(Entries with chart source code)
# # #

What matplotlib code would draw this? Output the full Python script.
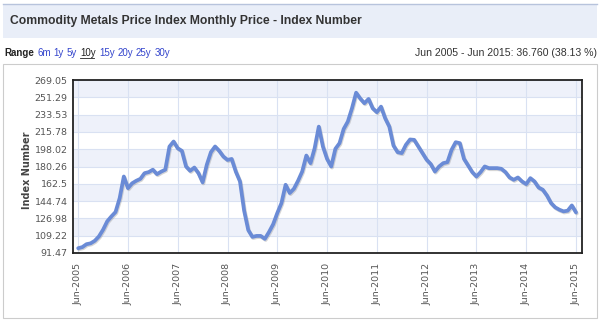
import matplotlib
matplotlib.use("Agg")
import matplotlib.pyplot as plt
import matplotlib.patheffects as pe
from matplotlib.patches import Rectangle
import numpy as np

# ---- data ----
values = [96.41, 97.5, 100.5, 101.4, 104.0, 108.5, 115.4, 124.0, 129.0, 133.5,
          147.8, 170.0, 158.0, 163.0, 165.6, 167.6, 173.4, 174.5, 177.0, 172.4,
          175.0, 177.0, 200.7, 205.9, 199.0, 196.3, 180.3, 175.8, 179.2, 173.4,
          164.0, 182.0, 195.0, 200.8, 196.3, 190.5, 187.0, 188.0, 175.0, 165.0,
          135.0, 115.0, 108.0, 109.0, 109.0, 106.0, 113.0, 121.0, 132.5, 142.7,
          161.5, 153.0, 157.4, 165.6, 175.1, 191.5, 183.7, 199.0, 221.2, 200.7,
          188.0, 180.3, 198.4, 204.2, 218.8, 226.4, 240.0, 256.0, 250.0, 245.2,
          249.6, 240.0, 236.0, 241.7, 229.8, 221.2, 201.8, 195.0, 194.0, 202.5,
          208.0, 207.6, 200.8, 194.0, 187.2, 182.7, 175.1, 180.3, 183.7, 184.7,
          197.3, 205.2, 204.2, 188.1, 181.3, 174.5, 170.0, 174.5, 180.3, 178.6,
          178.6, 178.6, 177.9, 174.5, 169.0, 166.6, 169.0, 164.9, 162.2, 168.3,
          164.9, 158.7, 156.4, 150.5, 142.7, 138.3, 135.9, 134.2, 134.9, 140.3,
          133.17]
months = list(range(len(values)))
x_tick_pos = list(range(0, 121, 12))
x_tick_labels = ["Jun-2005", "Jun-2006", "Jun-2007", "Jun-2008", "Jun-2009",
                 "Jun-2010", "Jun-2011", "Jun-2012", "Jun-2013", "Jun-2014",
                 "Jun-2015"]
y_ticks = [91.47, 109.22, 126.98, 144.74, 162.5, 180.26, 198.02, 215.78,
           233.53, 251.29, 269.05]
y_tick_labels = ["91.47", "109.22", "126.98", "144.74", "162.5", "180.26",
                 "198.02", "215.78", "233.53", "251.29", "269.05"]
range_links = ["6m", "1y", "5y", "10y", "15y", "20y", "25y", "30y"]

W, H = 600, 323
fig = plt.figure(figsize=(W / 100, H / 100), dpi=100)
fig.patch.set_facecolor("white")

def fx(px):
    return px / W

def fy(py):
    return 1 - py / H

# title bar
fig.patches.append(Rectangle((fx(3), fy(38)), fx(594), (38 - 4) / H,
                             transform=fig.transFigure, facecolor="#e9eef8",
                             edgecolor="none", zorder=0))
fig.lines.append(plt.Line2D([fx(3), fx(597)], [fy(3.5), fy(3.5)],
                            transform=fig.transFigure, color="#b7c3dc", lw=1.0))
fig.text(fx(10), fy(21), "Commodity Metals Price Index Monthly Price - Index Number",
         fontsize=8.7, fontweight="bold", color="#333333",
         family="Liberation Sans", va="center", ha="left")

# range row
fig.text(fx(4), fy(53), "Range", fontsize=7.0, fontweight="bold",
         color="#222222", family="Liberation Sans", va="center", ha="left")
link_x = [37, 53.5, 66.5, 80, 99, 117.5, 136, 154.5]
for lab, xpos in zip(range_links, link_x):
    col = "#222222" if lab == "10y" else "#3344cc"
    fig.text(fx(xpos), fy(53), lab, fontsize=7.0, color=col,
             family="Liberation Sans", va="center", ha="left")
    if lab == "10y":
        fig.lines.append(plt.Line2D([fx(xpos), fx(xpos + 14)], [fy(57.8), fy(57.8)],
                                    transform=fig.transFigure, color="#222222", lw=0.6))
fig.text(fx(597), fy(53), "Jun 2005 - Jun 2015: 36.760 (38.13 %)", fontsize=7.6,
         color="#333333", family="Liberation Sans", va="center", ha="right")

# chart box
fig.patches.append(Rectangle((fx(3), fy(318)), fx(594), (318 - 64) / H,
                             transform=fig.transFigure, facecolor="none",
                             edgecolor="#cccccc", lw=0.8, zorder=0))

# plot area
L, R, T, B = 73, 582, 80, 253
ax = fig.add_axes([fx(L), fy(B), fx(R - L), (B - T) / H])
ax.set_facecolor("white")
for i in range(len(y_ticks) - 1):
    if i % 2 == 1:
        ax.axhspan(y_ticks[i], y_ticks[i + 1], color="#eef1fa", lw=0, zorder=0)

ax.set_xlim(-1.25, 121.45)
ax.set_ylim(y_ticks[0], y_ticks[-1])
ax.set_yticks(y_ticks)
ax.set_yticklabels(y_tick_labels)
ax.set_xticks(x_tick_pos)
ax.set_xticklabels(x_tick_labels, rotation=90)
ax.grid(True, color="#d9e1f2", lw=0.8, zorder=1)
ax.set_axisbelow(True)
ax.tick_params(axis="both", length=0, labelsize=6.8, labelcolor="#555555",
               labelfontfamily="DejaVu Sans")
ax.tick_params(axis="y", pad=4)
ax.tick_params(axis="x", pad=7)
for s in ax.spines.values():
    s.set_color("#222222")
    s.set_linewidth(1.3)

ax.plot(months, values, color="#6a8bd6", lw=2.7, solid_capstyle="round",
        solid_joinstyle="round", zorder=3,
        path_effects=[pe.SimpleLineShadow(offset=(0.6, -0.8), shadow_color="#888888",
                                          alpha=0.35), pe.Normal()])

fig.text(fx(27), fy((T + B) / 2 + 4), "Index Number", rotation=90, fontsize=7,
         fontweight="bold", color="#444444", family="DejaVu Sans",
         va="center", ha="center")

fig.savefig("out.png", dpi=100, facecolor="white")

# # #

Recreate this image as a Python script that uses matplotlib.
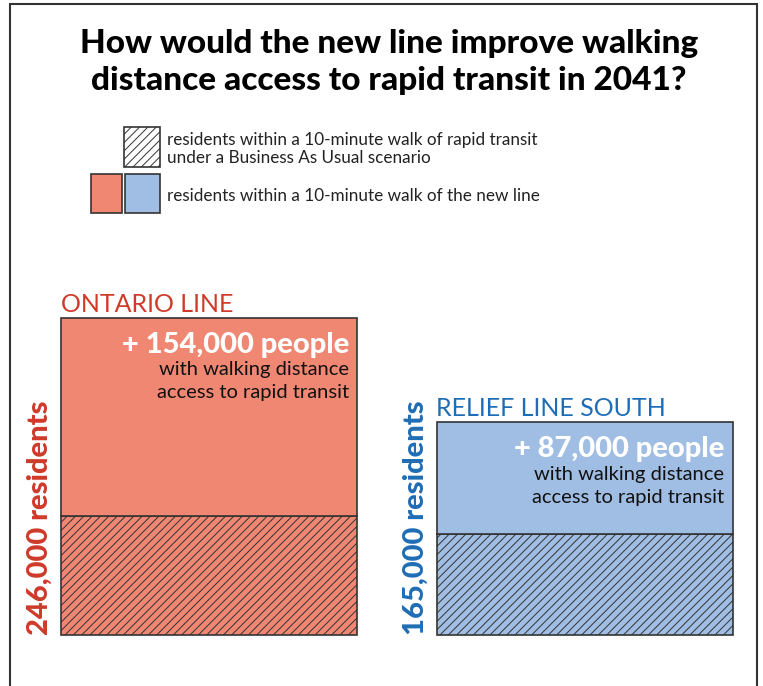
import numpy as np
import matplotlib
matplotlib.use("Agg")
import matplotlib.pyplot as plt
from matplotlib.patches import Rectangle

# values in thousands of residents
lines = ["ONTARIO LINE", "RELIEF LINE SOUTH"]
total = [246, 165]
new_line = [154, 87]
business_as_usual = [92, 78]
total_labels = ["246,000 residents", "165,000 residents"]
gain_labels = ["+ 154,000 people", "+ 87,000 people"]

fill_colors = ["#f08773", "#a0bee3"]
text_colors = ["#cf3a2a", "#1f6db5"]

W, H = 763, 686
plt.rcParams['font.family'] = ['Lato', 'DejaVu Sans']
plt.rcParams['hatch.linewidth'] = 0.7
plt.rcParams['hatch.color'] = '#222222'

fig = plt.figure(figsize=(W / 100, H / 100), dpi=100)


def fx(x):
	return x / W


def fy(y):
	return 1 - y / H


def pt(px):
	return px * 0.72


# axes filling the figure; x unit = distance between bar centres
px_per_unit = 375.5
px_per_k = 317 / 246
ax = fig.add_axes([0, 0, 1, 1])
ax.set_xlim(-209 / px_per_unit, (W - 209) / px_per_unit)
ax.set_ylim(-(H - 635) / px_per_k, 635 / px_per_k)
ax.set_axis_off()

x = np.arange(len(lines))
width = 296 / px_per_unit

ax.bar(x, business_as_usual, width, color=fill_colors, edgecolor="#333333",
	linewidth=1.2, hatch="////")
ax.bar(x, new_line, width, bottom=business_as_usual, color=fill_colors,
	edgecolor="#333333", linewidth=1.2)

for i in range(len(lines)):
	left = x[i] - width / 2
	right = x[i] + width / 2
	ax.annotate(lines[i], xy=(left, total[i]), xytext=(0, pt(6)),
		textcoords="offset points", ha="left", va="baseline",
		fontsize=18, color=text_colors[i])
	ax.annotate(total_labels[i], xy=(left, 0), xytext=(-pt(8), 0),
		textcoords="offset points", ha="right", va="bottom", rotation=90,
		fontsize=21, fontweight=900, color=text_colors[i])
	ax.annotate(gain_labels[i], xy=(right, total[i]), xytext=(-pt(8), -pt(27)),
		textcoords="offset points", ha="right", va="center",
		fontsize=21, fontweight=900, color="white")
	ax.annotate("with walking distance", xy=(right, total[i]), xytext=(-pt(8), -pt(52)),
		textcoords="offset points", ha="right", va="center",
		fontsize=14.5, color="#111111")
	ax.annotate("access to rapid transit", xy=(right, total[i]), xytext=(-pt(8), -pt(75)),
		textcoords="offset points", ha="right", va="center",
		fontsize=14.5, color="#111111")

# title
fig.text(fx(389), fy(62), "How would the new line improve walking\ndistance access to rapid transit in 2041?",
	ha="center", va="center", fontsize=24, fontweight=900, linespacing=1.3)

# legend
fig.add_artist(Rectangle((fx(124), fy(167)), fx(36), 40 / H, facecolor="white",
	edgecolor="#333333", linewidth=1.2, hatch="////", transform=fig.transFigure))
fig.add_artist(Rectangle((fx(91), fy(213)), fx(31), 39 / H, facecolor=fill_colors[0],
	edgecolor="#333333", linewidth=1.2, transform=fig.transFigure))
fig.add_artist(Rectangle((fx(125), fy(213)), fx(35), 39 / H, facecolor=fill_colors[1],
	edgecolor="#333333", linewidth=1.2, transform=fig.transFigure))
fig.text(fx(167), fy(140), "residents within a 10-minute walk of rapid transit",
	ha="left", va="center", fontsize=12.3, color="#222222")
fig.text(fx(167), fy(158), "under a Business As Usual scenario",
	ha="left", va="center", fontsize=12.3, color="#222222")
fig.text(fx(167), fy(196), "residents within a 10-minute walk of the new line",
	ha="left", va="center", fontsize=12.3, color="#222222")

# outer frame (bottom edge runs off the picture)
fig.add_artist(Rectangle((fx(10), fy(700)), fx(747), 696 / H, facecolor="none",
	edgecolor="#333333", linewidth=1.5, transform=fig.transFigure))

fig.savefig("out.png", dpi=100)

# # #

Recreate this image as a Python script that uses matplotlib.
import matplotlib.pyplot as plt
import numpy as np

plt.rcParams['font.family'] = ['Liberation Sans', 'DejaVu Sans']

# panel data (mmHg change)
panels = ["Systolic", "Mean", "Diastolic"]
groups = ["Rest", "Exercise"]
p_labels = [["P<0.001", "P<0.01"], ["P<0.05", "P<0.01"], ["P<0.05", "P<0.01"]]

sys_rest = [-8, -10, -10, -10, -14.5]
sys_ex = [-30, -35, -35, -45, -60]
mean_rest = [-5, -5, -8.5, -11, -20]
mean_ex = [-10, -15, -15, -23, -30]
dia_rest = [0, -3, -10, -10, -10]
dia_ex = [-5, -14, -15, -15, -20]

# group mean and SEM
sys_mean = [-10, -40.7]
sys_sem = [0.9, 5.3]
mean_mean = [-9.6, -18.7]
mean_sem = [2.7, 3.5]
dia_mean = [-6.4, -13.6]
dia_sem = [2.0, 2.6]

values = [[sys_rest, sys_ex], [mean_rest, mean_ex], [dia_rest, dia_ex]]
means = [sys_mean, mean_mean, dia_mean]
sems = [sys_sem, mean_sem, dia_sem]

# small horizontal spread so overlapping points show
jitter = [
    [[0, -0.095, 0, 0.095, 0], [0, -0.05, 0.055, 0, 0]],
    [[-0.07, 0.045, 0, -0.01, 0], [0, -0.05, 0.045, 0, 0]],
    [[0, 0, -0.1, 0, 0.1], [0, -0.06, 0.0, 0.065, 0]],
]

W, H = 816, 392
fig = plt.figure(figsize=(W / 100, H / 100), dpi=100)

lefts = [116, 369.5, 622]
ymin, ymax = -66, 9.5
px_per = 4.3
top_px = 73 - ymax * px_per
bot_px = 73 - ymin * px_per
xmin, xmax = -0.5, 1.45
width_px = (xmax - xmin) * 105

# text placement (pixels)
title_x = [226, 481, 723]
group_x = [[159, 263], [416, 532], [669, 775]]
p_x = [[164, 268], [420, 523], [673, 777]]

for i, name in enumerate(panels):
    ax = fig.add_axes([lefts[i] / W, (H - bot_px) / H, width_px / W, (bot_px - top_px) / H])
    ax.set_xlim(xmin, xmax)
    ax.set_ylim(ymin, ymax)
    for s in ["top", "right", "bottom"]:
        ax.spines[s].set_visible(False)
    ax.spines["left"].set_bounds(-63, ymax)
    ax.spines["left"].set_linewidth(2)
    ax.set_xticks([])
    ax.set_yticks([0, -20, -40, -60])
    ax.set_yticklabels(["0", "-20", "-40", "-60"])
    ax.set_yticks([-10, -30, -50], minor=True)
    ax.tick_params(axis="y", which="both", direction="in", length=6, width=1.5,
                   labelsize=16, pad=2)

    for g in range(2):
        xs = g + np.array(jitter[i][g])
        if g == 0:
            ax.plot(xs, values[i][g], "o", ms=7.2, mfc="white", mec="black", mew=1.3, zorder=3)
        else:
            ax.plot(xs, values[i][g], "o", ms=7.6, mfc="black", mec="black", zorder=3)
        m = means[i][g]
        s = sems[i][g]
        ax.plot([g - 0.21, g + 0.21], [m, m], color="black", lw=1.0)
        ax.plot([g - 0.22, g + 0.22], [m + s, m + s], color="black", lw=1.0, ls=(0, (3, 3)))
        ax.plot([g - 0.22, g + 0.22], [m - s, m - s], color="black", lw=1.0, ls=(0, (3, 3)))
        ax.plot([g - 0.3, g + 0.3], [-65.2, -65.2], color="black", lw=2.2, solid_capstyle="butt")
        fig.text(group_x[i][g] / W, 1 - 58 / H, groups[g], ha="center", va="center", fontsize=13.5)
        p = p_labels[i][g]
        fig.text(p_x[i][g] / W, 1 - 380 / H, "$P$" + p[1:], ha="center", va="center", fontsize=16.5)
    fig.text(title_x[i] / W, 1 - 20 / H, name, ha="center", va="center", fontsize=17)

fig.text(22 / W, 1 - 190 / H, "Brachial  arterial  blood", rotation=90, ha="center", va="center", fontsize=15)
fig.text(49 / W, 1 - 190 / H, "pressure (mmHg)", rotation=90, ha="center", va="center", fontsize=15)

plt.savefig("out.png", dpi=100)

# # #

_Aim:_ Only the lines from the one with "What matplotlib code" down to the one with "return 1 - py / H" belong in your copy, both ends included; write them out exactly and skip any pictures.

_Exercise response:_
What matplotlib code would draw this? Output the full Python script.
import matplotlib
matplotlib.use("Agg")
import matplotlib.pyplot as plt
import matplotlib.patheffects as pe
from matplotlib.patches import Rectangle
import numpy as np

# ---- data ----
values = [96.41, 97.5, 100.5, 101.4, 104.0, 108.5, 115.4, 124.0, 129.0, 133.5,
          147.8, 170.0, 158.0, 163.0, 165.6, 167.6, 173.4, 174.5, 177.0, 172.4,
          175.0, 177.0, 200.7, 205.9, 199.0, 196.3, 180.3, 175.8, 179.2, 173.4,
          164.0, 182.0, 195.0, 200.8, 196.3, 190.5, 187.0, 188.0, 175.0, 165.0,
          135.0, 115.0, 108.0, 109.0, 109.0, 106.0, 113.0, 121.0, 132.5, 142.7,
          161.5, 153.0, 157.4, 165.6, 175.1, 191.5, 183.7, 199.0, 221.2, 200.7,
          188.0, 180.3, 198.4, 204.2, 218.8, 226.4, 240.0, 256.0, 250.0, 245.2,
          249.6, 240.0, 236.0, 241.7, 229.8, 221.2, 201.8, 195.0, 194.0, 202.5,
          208.0, 207.6, 200.8, 194.0, 187.2, 182.7, 175.1, 180.3, 183.7, 184.7,
          197.3, 205.2, 204.2, 188.1, 181.3, 174.5, 170.0, 174.5, 180.3, 178.6,
          178.6, 178.6, 177.9, 174.5, 169.0, 166.6, 169.0, 164.9, 162.2, 168.3,
          164.9, 158.7, 156.4, 150.5, 142.7, 138.3, 135.9, 134.2, 134.9, 140.3,
          133.17]
months = list(range(len(values)))
x_tick_pos = list(range(0, 121, 12))
x_tick_labels = ["Jun-2005", "Jun-2006", "Jun-2007", "Jun-2008", "Jun-2009",
                 "Jun-2010", "Jun-2011", "Jun-2012", "Jun-2013", "Jun-2014",
                 "Jun-2015"]
y_ticks = [91.47, 109.22, 126.98, 144.74, 162.5, 180.26, 198.02, 215.78,
           233.53, 251.29, 269.05]
y_tick_labels = ["91.47", "109.22", "126.98", "144.74", "162.5", "180.26",
                 "198.02", "215.78", "233.53", "251.29", "269.05"]
range_links = ["6m", "1y", "5y", "10y", "15y", "20y", "25y", "30y"]

W, H = 600, 323
fig = plt.figure(figsize=(W / 100, H / 100), dpi=100)
fig.patch.set_facecolor("white")

def fx(px):
    return px / W

def fy(py):
    return 1 - py / H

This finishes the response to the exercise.